Information submitted by state agencies in a sealed cover was also relied upon in the 2G and coal scam cases, the Ram Janmabhoomi case, the high-profile case pertaining to the death of judge B.H. Loya, as well as the 2019 case pertaining to the release of Prime Minister Narendra Modi’s biopic around the national elections.
What is the criticism and what do the courts say?
Critics of this practice contend that it is not favourable to the principles of transparency and accountability of the Indian justice system, as it stands against the idea of an open court, where decisions can be subjected to public scrutiny.
It is also said to enlarge the scope for arbitrariness in court decisions, as judges are supposed to lay down reasoning for their decisions, but this cannot be done when they are based upon information submitted confidentially.
What is further contested is whether the state should be granted such a privilege to submit information in secrecy, when existing provisions like in-camera hearings already provide sufficient protection to sensitive information.
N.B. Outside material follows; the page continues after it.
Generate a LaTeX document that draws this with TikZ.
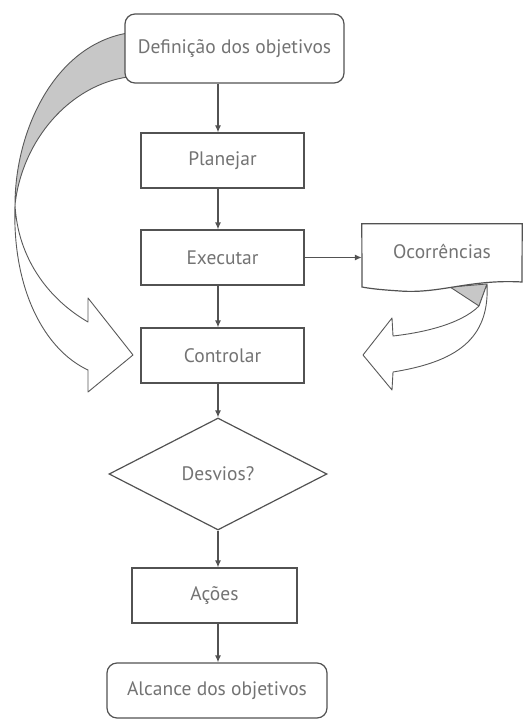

Besides, it is argued that not providing access to such documents to the accused parties obstructs their passage to a fair trial and adjudication. In the 2019 judgment in the case of P. Gopalakrishnan vs The State of Kerala, the Supreme Court had said that disclosure of documents to the accused is constitutionally mandated, even if the investigation is ongoing and said documents may lead to a breakthrough in the investigation.
In the INX Media case in 2019, while granting bail to Congress leader P. Chidambaram, a Bench of the Supreme Court had criticised the Delhi High Court for basing its decision to deny bail to the former Union Minister on documents submitted by the Enforcement Directorate (ED) in a sealed cover.
The three-judge Bench of Justices R. Banumathi, A. S. Bopanna, and Hrishikesh Roy had said: “Though it is held that it would be open for the Court to peruse the documents, it would be against the concept of fair trial if in every case the prosecution presents documents in sealed cover and the findings on the same are recorded as if the offence is committed and the same is treated as having a bearing for denial or grant of bail”.